> **Stated exercise**
Leaving out all pictures, copy exactly the lines from the one containing "Emit a Python" down to the one containing "bin_width = 2", both of them included.

> **Source records**
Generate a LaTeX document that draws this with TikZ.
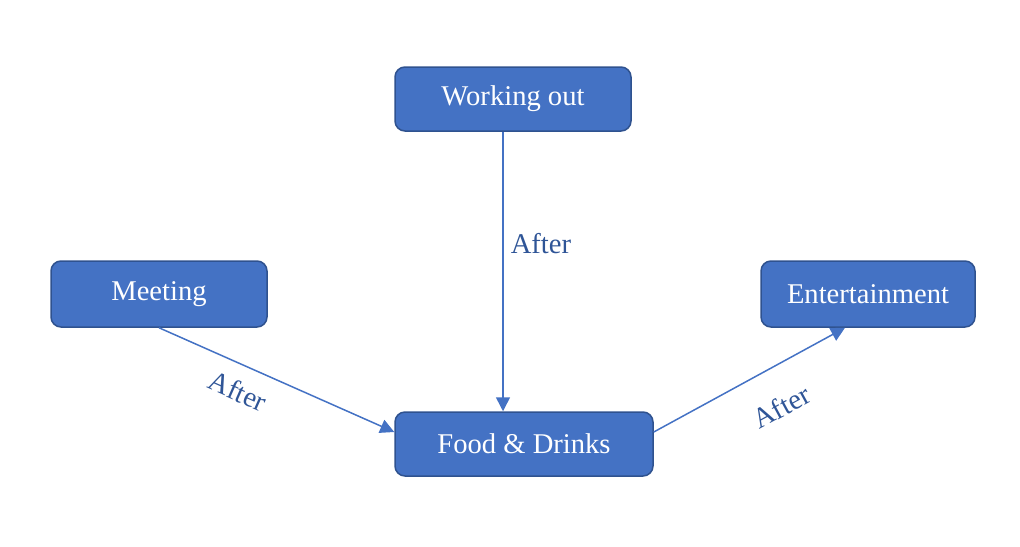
\documentclass[tikz,border=0pt]{standalone}
\usepackage{fontspec}
\setmainfont{Liberation Serif}
\usetikzlibrary{arrows.meta}
\definecolor{boxfill}{HTML}{4472C4}
\definecolor{boxline}{HTML}{2F528F}
\definecolor{labtext}{HTML}{2F5597}

\begin{document}
\begin{tikzpicture}[x=0.5pt,y=-0.5pt,>={Triangle[length=7pt,width=7pt]},
        font=\fontsize{14.3}{17}\selectfont,
        task/.style={draw=boxline,fill=boxfill,line width=0.75pt,rounded corners=5pt,text=white,minimum height=32pt},
        link/.style={->,draw=boxfill,line width=0.75pt},
        lab/.style={text=labtext,inner sep=0pt}]
                \useasboundingbox (0,0) rectangle (1020,546);
                \node[task,minimum width=118pt] (work) at (513,99) {Working out};
                \node[task,minimum width=108pt,minimum height=33pt] (meet) at (159,294) {Meeting};
                \node[task,minimum width=107pt,minimum height=33pt] (ent) at (868,294) {Entertainment};
                \node[task,minimum width=129pt] (food) at (524,444) {Food \& Drinks};
                \draw[link] ([xshift=-5pt]work.south) -- ([xshift=-5pt]work.south |- food.north)node[lab,pos=0.4,right=3.5pt]{After};
                \draw[link] (meet.south) -- ([yshift=6pt]food.west)node[lab,pos=0.38,sloped,below=7.5pt]{After};
                \draw[link] ([yshift=6pt]food.east) -- ([xshift=-11.5pt]ent.south)node[lab,pos=0.57,sloped,below=14pt]{After};
            \end{tikzpicture}
\end{document}
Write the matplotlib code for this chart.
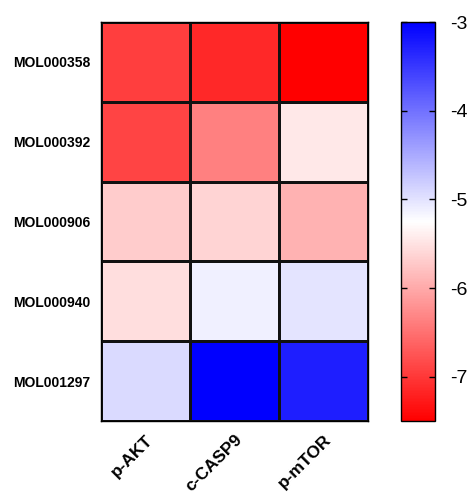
import matplotlib
matplotlib.use("Agg")
import matplotlib.pyplot as plt
import numpy as np
from matplotlib.colors import LinearSegmentedColormap, Normalize

rows = ["MOL000358", "MOL000392", "MOL000906", "MOL000940", "MOL001297"]
cols = ["p-AKT", "c-CASP9", "p-mTOR"]
values = np.array([
    [-6.94, -7.14, -7.50],
    [-6.90, -6.37, -5.45],
    [-5.70, -5.63, -5.93],
    [-5.54, -5.12, -5.02],
    [-4.92, -3.00, -3.27],
])
vmin, vmax = -7.5, -3.0
cbar_ticks = [-3, -4, -5, -6, -7]

plt.rcParams['font.family'] = ['Liberation Sans', 'DejaVu Sans']
plt.rcParams['axes.unicode_minus'] = False

cmap = LinearSegmentedColormap.from_list("rwb", ["#ff0000", "#ffffff", "#0000ff"])
norm = Normalize(vmin=vmin, vmax=vmax)

fig = plt.figure(figsize=(4.69, 4.94), dpi=100)
ax = fig.add_axes([101/469, 1-421/494, 267/469, 399/494])
ax.pcolormesh(np.arange(len(cols)+1), np.arange(len(rows)+1), values,
              cmap=cmap, norm=norm, edgecolors='#111111', linewidth=0.8)
ax.set_xlim(0, len(cols))
ax.set_ylim(len(rows), 0)
ax.set_xticks(np.arange(len(cols)) + 0.5)
ax.set_xticklabels(cols, rotation=45, ha='right', rotation_mode='anchor',
                   fontsize=12.5, fontweight='bold')
ax.set_yticks(np.arange(len(rows)) + 0.5)
ax.set_yticklabels(rows, fontsize=10, fontweight='bold')
ax.tick_params(length=0, pad=8)
ax.tick_params(axis='x', pad=8)
for s in ax.spines.values():
    s.set_linewidth(1.0)

cax = fig.add_axes([401/469, 1-421/494, 34/469, 399/494])
sm = plt.cm.ScalarMappable(cmap=cmap, norm=norm)
cb = fig.colorbar(sm, cax=cax)
cb.set_ticks(cbar_ticks)
cb.ax.tick_params(direction='in', length=4, width=1, labelsize=14, left=True, right=True, pad=11)
cb.outline.set_linewidth(1.0)

fig.savefig("out.png", dpi=100)
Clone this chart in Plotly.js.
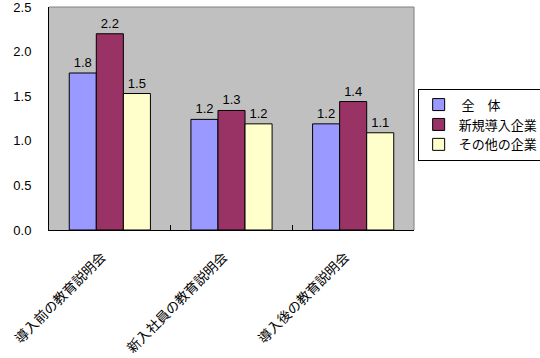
<!DOCTYPE html>
<html>
<head>
<meta charset="utf-8">
<script src="https://cdn.plot.ly/plotly-3.0.1.min.js"></script>
<style>html,body{margin:0;padding:0;background:#fff;}#chart{width:540px;height:358px;}</style>
</head>
<body>
<div id="chart"></div>
<script>
var categories = ["導入前の教育説明会", "新入社員の教育説明会", "導入後の教育説明会"];
var seriesNames = [" 全　体", "新規導入企業", "その他の企業"];
var allCompanies = [1.76, 1.24, 1.19];
var newCompanies = [2.2, 1.34, 1.44];
var otherCompanies = [1.53, 1.19, 1.09];
var yTicks = [0, 0.5, 1.0, 1.5, 2.0, 2.5];

var colors = ["#9999FF", "#993366", "#FFFFCC"];
var values = [allCompanies, newCompanies, otherCompanies];
var font = "Noto Sans CJK JP, Noto Sans, sans-serif";
var numFont = "Liberation Sans, Arial, sans-serif";

var traces = values.map(function (v, i) {
  return {
    type: "bar",
    name: seriesNames[i],
    x: categories,
    y: v,
    marker: { color: colors[i], line: { color: "#000000", width: 1 } },
    texttemplate: "%{y:.1f}",
    textposition: "outside",
    constraintext: "none",
    cliponaxis: false,
    textfont: { family: numFont, size: 13, color: "#000000" },
    hoverinfo: "skip"
  };
});

var layout = {
  width: 540,
  height: 358,
  margin: { l: 49, r: 126, t: 7, b: 128, autoexpand: false },
  paper_bgcolor: "#FFFFFF",
  plot_bgcolor: "#C0C0C0",
  barmode: "group",
  bargap: 0.333,
  bargroupgap: 0,
  font: { family: font, size: 12, color: "#000000" },
  showlegend: true,
  legend: {
    x: 1.01, y: 0.634, xanchor: "left", yanchor: "top",
    bgcolor: "#FFFFFF", bordercolor: "#000000", borderwidth: 1,
    font: { family: font, size: 13, color: "#000000" },
    itemwidth: 30,
    tracegroupgap: 0
  },
  xaxis: {
    type: "category",
    showline: true, linecolor: "#000000", linewidth: 1,
    ticks: "inside", tickson: "boundaries", ticklen: 5, tickcolor: "#000000",
    tickangle: -45,
    ticklabelstandoff: 13,
    ticklabelshift: -8,
    tickfont: { family: font, size: 13.5, color: "#000000" },
    showgrid: false, zeroline: false, fixedrange: true
  },
  yaxis: {
    range: [0, 2.5],
    tickvals: yTicks,
    ticktext: yTicks.map(function (t) { return t.toFixed(1); }),
    showline: true, linecolor: "#000000", linewidth: 1,
    ticks: "", ticklabelstandoff: 14,
    ticklabeloverflow: "allow",
    tickfont: { family: numFont, size: 13, color: "#000000" },
    showgrid: false, zeroline: false, fixedrange: true
  },
  shapes: [
    { type: "line", xref: "paper", yref: "paper", x0: 0, x1: 1, y0: 1, y1: 1, line: { color: "#808080", width: 1 } },
    { type: "line", xref: "paper", yref: "paper", x0: 1, x1: 1, y0: 0, y1: 1, line: { color: "#808080", width: 1 } }
  ]
};

Plotly.newPlot("chart", traces, layout, { staticPlot: true, displayModeBar: false });
</script>
</body>
</html>
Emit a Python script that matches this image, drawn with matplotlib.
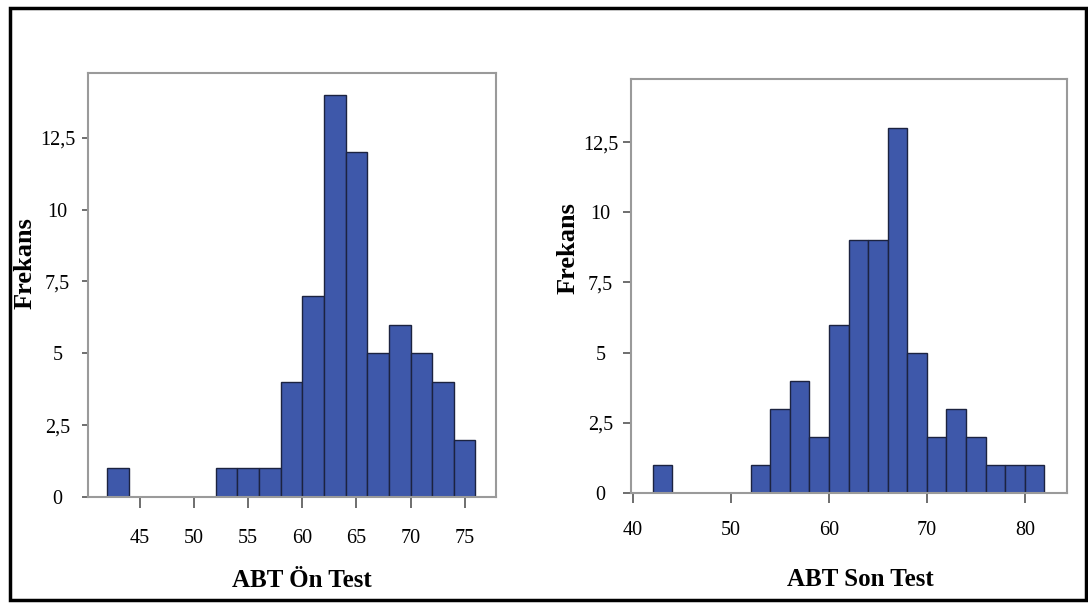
import numpy as np
import matplotlib
matplotlib.use("Agg")
import matplotlib.pyplot as plt
from matplotlib.patches import Rectangle

plt.rcParams["font.family"] = ["Liberation Serif", "DejaVu Serif"]

# histogram data: bin start (width 2) and frequency
pre_bins = [42, 44, 46, 48, 50, 52, 54, 56, 58, 60, 62, 64, 66, 68, 70, 72, 74]
pre_counts = [1, 0, 0, 0, 0, 1, 1, 1, 4, 7, 14, 12, 5, 6, 5, 4, 2]
post_bins = [42, 44, 46, 48, 50, 52, 54, 56, 58, 60, 62, 64, 66, 68, 70, 72, 74, 76, 78, 80]
post_counts = [1, 0, 0, 0, 0, 1, 3, 4, 2, 6, 9, 9, 13, 5, 2, 3, 2, 1, 1, 1]
bin_width = 2

y_ticks = [0, 2.5, 5, 7.5, 10, 12.5]
y_ticklabels = ["0", "2,5", "5", "7,5", "10", "12,5"]
pre_xticks = [45, 50, 55, 60, 65, 70, 75]
post_xticks = [40, 50, 60, 70, 80]

BAR = "#3e58aa"
EDGE = "#1c2340"
SPINE = "#9a9a9a"

fig = plt.figure(figsize=(10.88, 6.03), dpi=100)

# outer frame
fig.patches.append(Rectangle((10 / 1088, 3 / 603), 1076 / 1088, 592 / 603,
                             transform=fig.transFigure, fill=False,
                             edgecolor="black", linewidth=2.5))


def draw_hist(ax, bins, counts, xlim, xticks, xlabel, xpad, ypad, ylen, xlen):
    bins = np.asarray(bins)
    counts = np.asarray(counts)
    keep = counts > 0
    ax.bar(bins[keep], counts[keep], width=bin_width, align="edge",
           color=BAR, edgecolor=EDGE, linewidth=1.0)
    ax.set_xlim(*xlim)
    ax.set_ylim(0, 14.75)
    for s in ax.spines.values():
        s.set_color(SPINE)
        s.set_linewidth(1.5)
    ax.set_yticks(y_ticks)
    ax.set_yticklabels(y_ticklabels)
    ax.set_xticks(xticks)
    ax.tick_params(axis="y", length=ylen, width=1.2, color="#555555",
                   pad=ypad, labelsize=14.5)
    ax.tick_params(axis="x", length=xlen, width=1.2, color="#555555",
                   pad=xpad, labelsize=14.5)
    for lab in ax.get_yticklabels():
        lab.set_horizontalalignment("center")
    ax.set_xlabel(xlabel, fontsize=18, fontweight="bold")
    ax.set_ylabel("Frekans", fontsize=19, fontweight="bold")


ax1 = fig.add_axes([88 / 1088, 1 - 497 / 603, 408 / 1088, 424 / 603])
draw_hist(ax1, pre_bins, pre_counts, (40.2, 77.9), pre_xticks,
          "ABT Ön Test", xpad=15, ypad=18, ylen=4, xlen=8)
ax1.xaxis.set_label_coords(0.525, -0.196)
ax1.xaxis.label.set_verticalalignment("center")
ax1.yaxis.set_label_coords(-0.154, 0.552)
ax1.yaxis.label.set_verticalalignment("center")

ax2 = fig.add_axes([631 / 1088, 1 - 493 / 603, 436 / 1088, 414 / 603])
draw_hist(ax2, post_bins, post_counts, (39.8, 84.3), post_xticks,
          "ABT Son Test", xpad=13, ypad=16, ylen=6, xlen=7)
ax2.xaxis.set_label_coords(0.525, -0.208)
ax2.xaxis.label.set_verticalalignment("center")
ax2.yaxis.set_label_coords(-0.1445, 0.592)
ax2.yaxis.label.set_verticalalignment("center")

fig.savefig("out.png", dpi=100)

> **Answer to this problem**
Emit a Python script that matches this image, drawn with matplotlib.
import numpy as np
import matplotlib
matplotlib.use("Agg")
import matplotlib.pyplot as plt
from matplotlib.patches import Rectangle

plt.rcParams["font.family"] = ["Liberation Serif", "DejaVu Serif"]

# histogram data: bin start (width 2) and frequency
pre_bins = [42, 44, 46, 48, 50, 52, 54, 56, 58, 60, 62, 64, 66, 68, 70, 72, 74]
pre_counts = [1, 0, 0, 0, 0, 1, 1, 1, 4, 7, 14, 12, 5, 6, 5, 4, 2]
post_bins = [42, 44, 46, 48, 50, 52, 54, 56, 58, 60, 62, 64, 66, 68, 70, 72, 74, 76, 78, 80]
post_counts = [1, 0, 0, 0, 0, 1, 3, 4, 2, 6, 9, 9, 13, 5, 2, 3, 2, 1, 1, 1]
bin_width = 2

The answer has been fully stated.